Pensare futuri è un processo che aiuta a chiarire e sostenere valori, coltivare sogni, ispirare speranze e, soprattutto, induce ad avviare riflessioni e piani

d’azione per il cambiamento. Il DESD, quindi, sottolinea l’importanza della capacità immaginativa, competenza peraltro richiesta e caldeggiata nel pool 

delle nuove competenze europee 2018 (v. sito web 2), e di un’educazione trasformativa e di qualità, a beneficio dei singoli, delle comunità e dell’ambiente,
un’educazione che permetta di guardare al futuro e avviare un cambiamento planetario, cioè un’educazione “sostenibile”. Il mandato del DESD − che non
possiamo ritenere superato − ha coinvolto un vasto numero di stakeholder, tra Stati membri e Agenzie UN, il settore dell’educazione, il settore privato e la
società civile, per lavorare in partenariato e riorientare i sistemi educativi verso la sostenibilità. Nell’Agenda 2030 delle Nazioni Unite (UN, 2015) l’educazione
permane come strategia per un futuro sostenibile (SDGoal 4: “Fornire un’educazione di qualità, equa ed inclusiva, e opportunità di apprendimento per tutti”)

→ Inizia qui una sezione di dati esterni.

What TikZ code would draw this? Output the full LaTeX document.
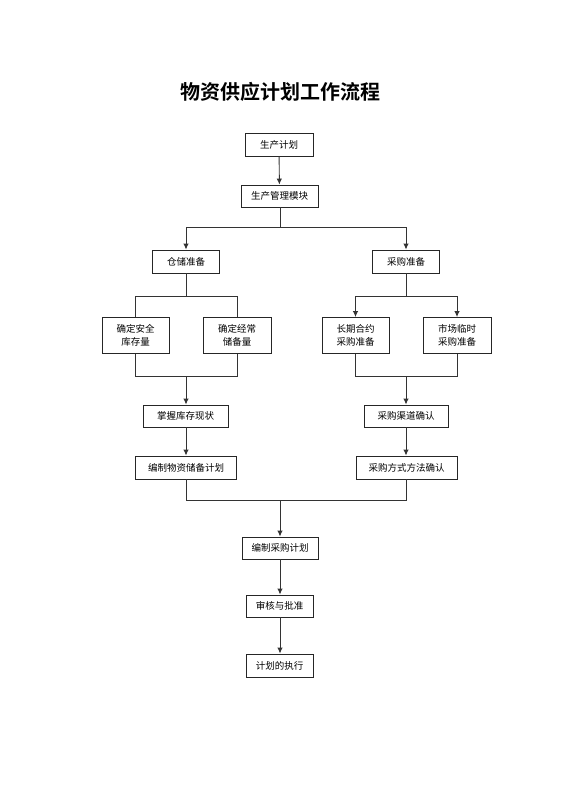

sia per una piena realizzazione della personalità individuale, sia per la partecipazione sociale, sia infine per inserire nelle comunità adulti e giovani potenzialmente

esclusi o marginalizzati.
All’educazione informale è stato attribuito un ruolo speciale e molti musei hanno aderito al DESD, riorientando i loro messaggi e le loro pratiche educative

(vedi ad esempio il Museo del Fiore di Acquapendente). Altrettanti stanno interiorizzando gli obiettivi dell’Agenda 2030. Il patrimonio culturale può

infatti contribuire all’“envisioning”, all’immaginazione e alla creatività, alla costruzione di competenze, alla ricerca e comprensione di valori, al senso

di appartenenza e cittadinanza, alla costruzione di identità, alla responsabilizzazione e alla cura, al legame e all’eredità generazionale, alla coesione

sociale e alla cooperazione, alla continuità tra passato e futuro. L’educazione al patrimonio è quindi una forma di educazione di qualità capace di perseguire

gli obiettivi della sostenibilità a livello individuale, sociale e ambientale e costruire nuove società, inclusive, interculturali e sostenibili (CHCfE Consortium,

2015; v. sito web 3). I musei, primi depositari e responsabili dell’educazione al patrimonio, hanno quindi le potenzialità per alimentare l’immaginazione

e sostenere i comportamenti necessari per società migliori. Questa consapevolezza è crescente nel mondo museale, che ormai da anni è attivamente

impegnato nei problemi sociali del benessere e della salute degli individui e delle comunità (vedi ad esempio: Sandell & Nightingale, 2012; Chatterjee

& Noble, 2013; Janes & Sandell, 2019). Non a caso a Kyoto nel 2019 la comunità museale ICOM ha sentito la necessità di cambiare la definizione di

museo per conferire agli obiettivi museali un più incisivo orientamento verso le necessità delle società del XXI secolo. I musei scientifici, come parte

di questa comunità, testimoniano interesse e partecipazione sempre più intensi e significativi ai problemi e ai processi della sostenibilità: musei

scientifici che collaborano alla conservazione dell’ambiente, alla salute e al benessere dei singoli e delle comunità, al rapporto e alla ricostruzione sociale,

all’inclusione e al dialogo interculturale... (vedi ad esempio: ANMS, 2019). Il patrimonio culturale e l’educazione al patrimonio possono giocare quindi
un ruolo fondamentale nel perseguimento della sostenibilità, anche in contesti di grande disagio e conflitto. L’esperienza che questo contributo narra,
realizzata da ECCOM (European Centre for Cultural Organization and Management) nell’Istituto di Pena Minorile (IPM) di Casal del Marmo, Roma, nel

corso di circa otto anni, è un esempio di come il patrimonio museale/culturale e i musei possano agire positivamente sul piano sociale e sviluppare
un’educazione capace di alimentare immaginazione e speranza e quindi contribuire alla qualità della vita anche dove le condizioni umane sono fortemente
critiche: il contesto della giustizia minorile.